Un viejo mira por encima de ese deteriorado muro y observa la montaña de escombros en que se ha convertido la vivienda vecina. En la tristeza de sus ojos cansados, empequeñecidos dentro de las telas de araña que forman las arrugas que los rodean, se licuan dos lágrimas extraordinariamente limpias, brillantes, dolorosas.
El tiempo y la memoria son para él un acordeón que se expande y se retrae. Le parece que fue ayer que él se subía de pies en lo alto de una carretilla para poder ver a Encarnita jugando con su muñeca. Encarnita tenía mejillas de melocotón, ojos de mar y trenzas de alargado azabache. Para él, ella era la niña más hermosa del mundo. Y su alma, convertida en paloma, volaba hacia ella cuando Encarnita lo miraba con sus grandes ojos muy abiertos y su boquita risueña, y con su voz de música le decía:
<<Buenos días, vecino mío. ¿Cómo estás hoy?>>
Él se derretía de gusto, viéndola y escuchándola y, con la garganta atorada por la emoción apenas lograba musitar:
<<Hola... bien. ¿Y tú?>>
<<Maravillosamente>>.
Y se reían como si acabaran de decirse algo extraordinario, fantástico, inmejorable. Y se miraban con esa inocente ternura que, cuando los seres humanos la pierden, jamás pueden recuperarla.
Con que cruel y vertiginosa rapidez giró la inmisericorde rueda del tiempo. Con que premura crecieron los dos. Ella aumentó su belleza, él aumentó su adoración por ella.
Y una tarde, con el sol sonriente, cegador todavía, amparados ambos en la sombra del viejo roble que había en el camino que iba al viejo molino en ruinas, se detuvieron. El deseo no podía esperar ya más. Quedaron presos sus ojos. Brillaba en ellos tanto el amor que se tenían, que los deslumbraba. Sus labios temblaban, sus labios se atraían como dos imanes hipnóticos. Y cuando sus bocas se unieron ocurrió el prodigio de fundir sus almas en una sola.

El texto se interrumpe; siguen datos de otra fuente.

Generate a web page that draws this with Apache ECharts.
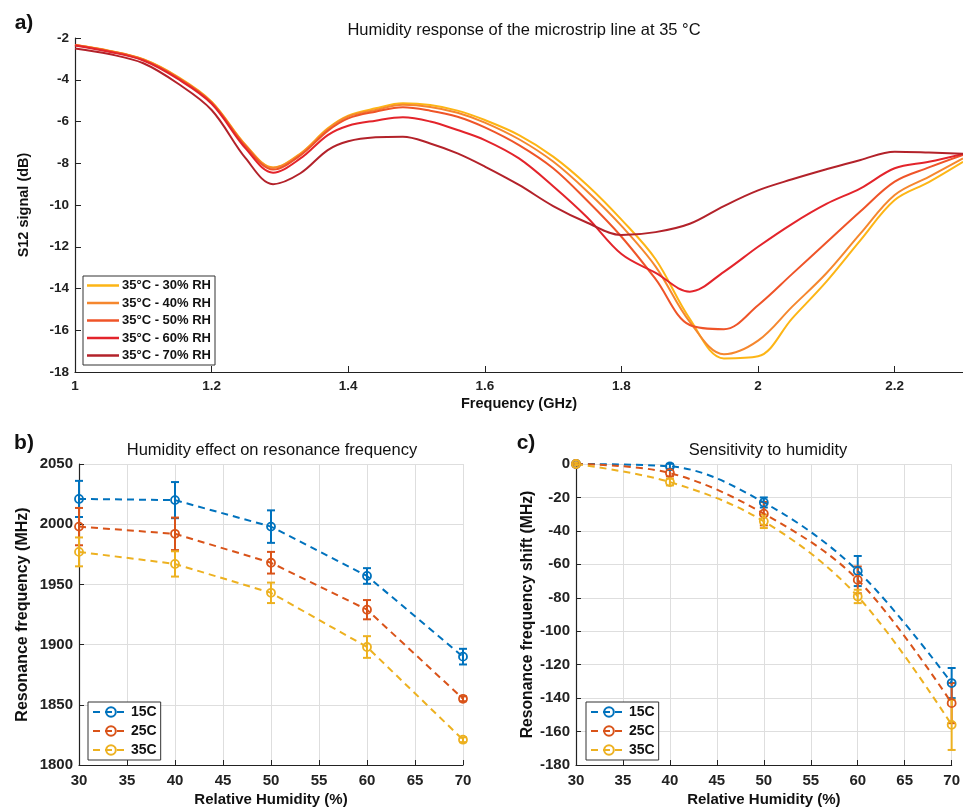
<!DOCTYPE html>
<html style="height: 100%">
<head>
<meta charset="utf-8">
<script type="text/javascript" src="https://cdn.jsdelivr.net/npm/echarts/dist/echarts.min.js"></script>
</head>
<body style="height: 100%; margin: 0; background: #fff">
<div id="main" style="width: 963px; height: 809px"></div>
<script type="text/javascript">
// ---- panel a: S12 spectra at 35 C ----
var freq = [1.00, 1.05, 1.10, 1.15, 1.20, 1.25, 1.29, 1.33, 1.37, 1.40, 1.44, 1.48, 1.52, 1.56, 1.60,
            1.65, 1.70, 1.75, 1.80, 1.85, 1.90, 1.95, 2.00, 2.05, 2.10, 2.15, 2.20, 2.25, 2.30];
var s12_30 = [-2.34, -2.61, -3.02, -3.85, -5.05, -7.13, -8.20, -7.53, -6.33, -5.72, -5.37, -5.13, -5.21, -5.48, -5.93,
              -6.65, -7.68, -9.05, -10.7, -12.6, -15.45, -17.35, -17.25, -15.43, -13.67, -11.68, -9.76, -8.9, -7.93];
var s12_40 = [-2.34, -2.62, -3.03, -3.87, -5.07, -7.15, -8.22, -7.56, -6.37, -5.76, -5.45, -5.20, -5.30, -5.58, -6.05,
              -6.85, -7.92, -9.35, -11.0, -12.95, -15.6, -17.15, -16.5, -14.87, -13.27, -11.36, -9.52, -8.65, -7.77];
var s12_50 = [-2.34, -2.63, -3.05, -3.90, -5.10, -7.20, -8.30, -7.62, -6.45, -5.85, -5.53, -5.32, -5.48, -5.77, -6.28,
              -7.13, -8.24, -9.80, -11.52, -13.55, -15.75, -15.95, -14.8, -13.3, -11.8, -10.3, -8.88, -8.2, -7.6];
var s12_60 = [-2.36, -2.66, -3.08, -3.95, -5.15, -7.30, -8.45, -7.77, -6.65, -6.20, -5.96, -5.80, -6.00, -6.41, -6.89,
              -7.77, -9.10, -10.6, -12.35, -13.25, -14.15, -13.2, -12.0, -10.9, -9.95, -9.2, -8.24, -7.93, -7.55];
var s12_70 = [-2.50, -2.77, -3.21, -4.17, -5.45, -7.77, -9.00, -8.48, -7.37, -6.95, -6.76, -6.73, -7.05, -7.53, -8.16,
              -9.04, -10.05, -10.85, -11.44, -11.3, -10.9, -10.05, -9.3, -8.77, -8.29, -7.84, -7.45, -7.49, -7.55];
var rhNames = ['35°C - 30% RH', '35°C - 40% RH', '35°C - 50% RH', '35°C - 60% RH', '35°C - 70% RH'];
var rhColors = ['#FDB515', '#F5872E', '#EF5428', '#E3242B', '#B3222A'];
var s12All = [s12_30, s12_40, s12_50, s12_60, s12_70];

// ---- panels b, c: resonance frequency vs humidity ----
var humidity = [30, 40, 50, 60, 70];
var tempNames = ['15C', '25C', '35C'];
var tempColors = ['#0072BD', '#D95319', '#EDB120'];
var res15 = [2021, 2020, 1998, 1957, 1890];
var res25 = [1998, 1992, 1968, 1929, 1855];
var res35 = [1977, 1967, 1943, 1898, 1821];
var resErr15 = [15, 15, 13.5, 6.5, 6.5];
var resErr25 = [15.5, 13.5, 9, 8, 2];
var resErr35 = [12, 10.5, 8.5, 9, 2];
var shift15 = [0, -1.4, -23, -64, -131];
var shift25 = [0, -5.4, -29.7, -69.3, -143];
var shift35 = [0, -10.8, -34.3, -79.2, -156];
var shiftErr15 = [0.8, 1.5, 3, 9, 9];
var shiftErr25 = [0.8, 2, 7, 8, 12];
var shiftErr35 = [0.8, 2, 4, 4, 15];

var FONT = 'Liberation Sans';
var chart = echarts.init(document.getElementById('main'));

function pairs(xs, ys) {
    return xs.map(function (x, i) { return [x, ys[i]]; });
}
function triples(xs, ys, es) {
    return xs.map(function (x, i) { return [x, ys[i], es[i]]; });
}

function errorBars(name, color, data, gi) {
    return {
        type: 'custom', name: name, xAxisIndex: gi, yAxisIndex: gi,
        data: data, encode: {x: 0, y: 1}, z: 2,
        renderItem: function (params, api) {
            var x = api.value(0), y = api.value(1), e = api.value(2);
            var a = api.coord([x, y + e]), b = api.coord([x, y - e]);
            var w = 4, st = {stroke: color, lineWidth: 2};
            return {type: 'group', children: [
                {type: 'line', shape: {x1: a[0], y1: a[1], x2: b[0], y2: b[1]}, style: st},
                {type: 'line', shape: {x1: a[0] - w, y1: a[1], x2: a[0] + w, y2: a[1]}, style: st},
                {type: 'line', shape: {x1: b[0] - w, y1: b[1], x2: b[0] + w, y2: b[1]}, style: st}
            ]};
        }
    };
}

function dashedLine(name, color, data, gi, smooth) {
    return {
        type: 'line', name: name, xAxisIndex: gi, yAxisIndex: gi,
        data: data, smooth: smooth, z: 3,
        symbol: 'circle', symbolSize: 8,
        lineStyle: {color: color, width: 2, type: [7, 5]},
        itemStyle: {color: 'rgba(255,255,255,0)', borderColor: color, borderWidth: 1.8}
    };
}

var tickFont = {color: '#222', fontWeight: 'bold', fontFamily: FONT};
var nameFont = {color: '#111', fontWeight: 'bold', fontFamily: FONT};
function plain(v) { return String(v); }

function bottomX(gi) {
    return {
        gridIndex: gi, type: 'value', min: 30, max: 70, interval: 5,
        name: 'Relative Humidity (%)', nameLocation: 'middle', nameGap: 27,
        nameTextStyle: Object.assign({fontSize: 15}, nameFont),
        axisLine: {onZero: false, lineStyle: {color: '#222', width: 1.2}},
        axisTick: {inside: true, length: 5, lineStyle: {color: '#222'}},
        axisLabel: Object.assign({fontSize: 15, margin: 8, formatter: plain}, tickFont),
        splitLine: {show: true, lineStyle: {color: '#dedede', width: 1}}
    };
}

var series = [];
s12All.forEach(function (arr, i) {
    series.push({
        type: 'line', name: rhNames[i], xAxisIndex: 0, yAxisIndex: 0,
        data: pairs(freq, arr), smooth: 0.35, symbol: 'none',
        lineStyle: {color: rhColors[i], width: 2}, itemStyle: {color: rhColors[i]}
    });
});
var resAll = [res15, res25, res35], resErrAll = [resErr15, resErr25, resErr35];
var shiftAll = [shift15, shift25, shift35], shiftErrAll = [shiftErr15, shiftErr25, shiftErr35];
tempNames.forEach(function (t, i) {
    series.push(errorBars(t + ' err b', tempColors[i], triples(humidity, resAll[i], resErrAll[i]), 1));
    series.push(dashedLine(t, tempColors[i], pairs(humidity, resAll[i]), 1, false));
    series.push(errorBars(t + ' err c', tempColors[i], triples(humidity, shiftAll[i], shiftErrAll[i]), 2));
    series.push(dashedLine(t, tempColors[i], pairs(humidity, shiftAll[i]), 2, 0.35));
});

function txt(x, y, s, size, weight) {
    return {type: 'text', x: x, y: y, style: {text: s, fontSize: size, fontWeight: weight,
        fontFamily: FONT, fill: '#111', align: 'center', verticalAlign: 'middle'}};
}

function tempLegend(left) {
    return {
        data: tempNames, orient: 'vertical', left: left, top: 702,
        padding: [3, 4, 3, 4], itemWidth: 36, itemHeight: 12, itemGap: 5,
        borderColor: '#333', borderWidth: 1, backgroundColor: '#fff',
        textStyle: {fontSize: 14, fontWeight: 'bold', fontFamily: FONT, color: '#111', padding: [0, 0, 0, -3]}
    };
}

var option = {
    animation: false,
    backgroundColor: '#fff',
    graphic: [
        txt(24, 23, 'a)', 21, 'bold'),
        txt(24, 443, 'b)', 21, 'bold'),
        txt(526, 443, 'c)', 21, 'bold'),
        txt(524, 30, 'Humidity response of the microstrip line at 35 °C', 16.5, 'normal'),
        txt(272, 450, 'Humidity effect on resonance frequency', 16.5, 'normal'),
        txt(768, 450, 'Sensitivity to humidity', 16.5, 'normal')
    ],
    legend: [
        {
            data: rhNames, orient: 'vertical', left: 83, top: 276, icon: 'rect',
            padding: [3, 4, 3, 4], itemWidth: 32, itemHeight: 2.5, itemGap: 4.5,
            borderColor: '#333', borderWidth: 1, backgroundColor: '#fff',
            textStyle: {fontSize: 13, fontWeight: 'bold', fontFamily: FONT, color: '#111', padding: [0, 0, 0, -2]}
        },
        tempLegend(88),
        tempLegend(586)
    ],
    grid: [
        {left: 75, top: 38, width: 888, height: 334},
        {left: 79, top: 464, width: 384, height: 301},
        {left: 576, top: 464, width: 386, height: 301}
    ],
    xAxis: [
        {
            gridIndex: 0, type: 'value', min: 1, max: 2.3, interval: 0.2,
            name: 'Frequency (GHz)', nameLocation: 'middle', nameGap: 24,
            nameTextStyle: Object.assign({fontSize: 14.5}, nameFont),
            axisLine: {onZero: false, lineStyle: {color: '#222', width: 1.2}},
            axisTick: {inside: true, length: 6, lineStyle: {color: '#222'}},
            axisLabel: Object.assign({fontSize: 13.5, margin: 7, showMaxLabel: false}, tickFont),
            splitLine: {show: false}
        },
        bottomX(1),
        bottomX(2)
    ],
    yAxis: [
        {
            gridIndex: 0, type: 'value', min: -18, max: -2, interval: 2,
            name: 'S12 signal (dB)', nameLocation: 'middle', nameGap: 44,
            nameTextStyle: Object.assign({fontSize: 14.5}, nameFont),
            axisLine: {onZero: false, lineStyle: {color: '#222', width: 1.2}},
            axisTick: {inside: true, length: 6, lineStyle: {color: '#222'}},
            axisLabel: Object.assign({fontSize: 13.5, margin: 6}, tickFont),
            splitLine: {show: false}
        },
        {
            gridIndex: 1, type: 'value', min: 1800, max: 2050, interval: 50,
            name: 'Resonance frequency (MHz)', nameLocation: 'middle', nameGap: 48,
            nameTextStyle: Object.assign({fontSize: 16}, nameFont),
            axisLine: {onZero: false, lineStyle: {color: '#222', width: 1.2}},
            axisTick: {inside: true, length: 5, lineStyle: {color: '#222'}},
            axisLabel: Object.assign({fontSize: 15, margin: 6, formatter: plain}, tickFont),
            splitLine: {show: true, lineStyle: {color: '#dedede', width: 1}}
        },
        {
            gridIndex: 2, type: 'value', min: -180, max: 0, interval: 20,
            name: 'Resonance frequency shift (MHz)', nameLocation: 'middle', nameGap: 38,
            nameTextStyle: Object.assign({fontSize: 15.7}, nameFont),
            axisLine: {onZero: false, lineStyle: {color: '#222', width: 1.2}},
            axisTick: {inside: true, length: 5, lineStyle: {color: '#222'}},
            axisLabel: Object.assign({fontSize: 15, margin: 6, formatter: plain}, tickFont),
            splitLine: {show: true, lineStyle: {color: '#dedede', width: 1}}
        }
    ],
    series: series
};
chart.setOption(option);
</script>
</body>
</html>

No se dijeron que se amaban. Llevaban años sabiendo que era así.
Luego sobre ella cayó la maldición del cielo. Una inesperada, traidora, fatídica enfermedad.
Y a los pocos meses ella tendida en su cama, inerte, vestida inmaculadamente de blanco, su divina cara sin color, sus adorables ojos cerrados, sus largas pestañas inmóviles, sus dulces labios marchitos, silenciados para siempre.
Todos cuantos la conocían y la amaban, transidos de dolor, destrozados, inconsolables. Él derramó entonces, en algunas horas, las lágrimas que debieron durarle toda su vida. Quedo secó para siempre su manantial. Su corazón siguió latiendo, aunque él lo sabía muerto; incomprensiblemente obstinado en continuar activo.
Qué lenta y, a la vez, que rápida pasa la vida. Un día eres niño y parece que lo seguirás siendo durante una eternidad, otro día, sin que apenas te hayas dado cuenta, eres anciano.
El viejo que miraba por encima de lo que restaba del muro que separa su casa del derrumbado edificio vecino no ve más cuanto lo rodea. Han huido todos sus sentidos al pasado donde puede recoger algunas migajas de felicidad.
Este hombre viejo piensa, a menudo, en la muerte. No lo asusta. Sigue manteniendo viva la esperanza de un posible encuentro con la adorable Encarnita, su vecina, el grande y único amor de su vida.
Esa noche una nueva fila de ladrillos se derrumba del muro de su patio. El nostálgico, melancólico y pesaroso anciano no lo oye.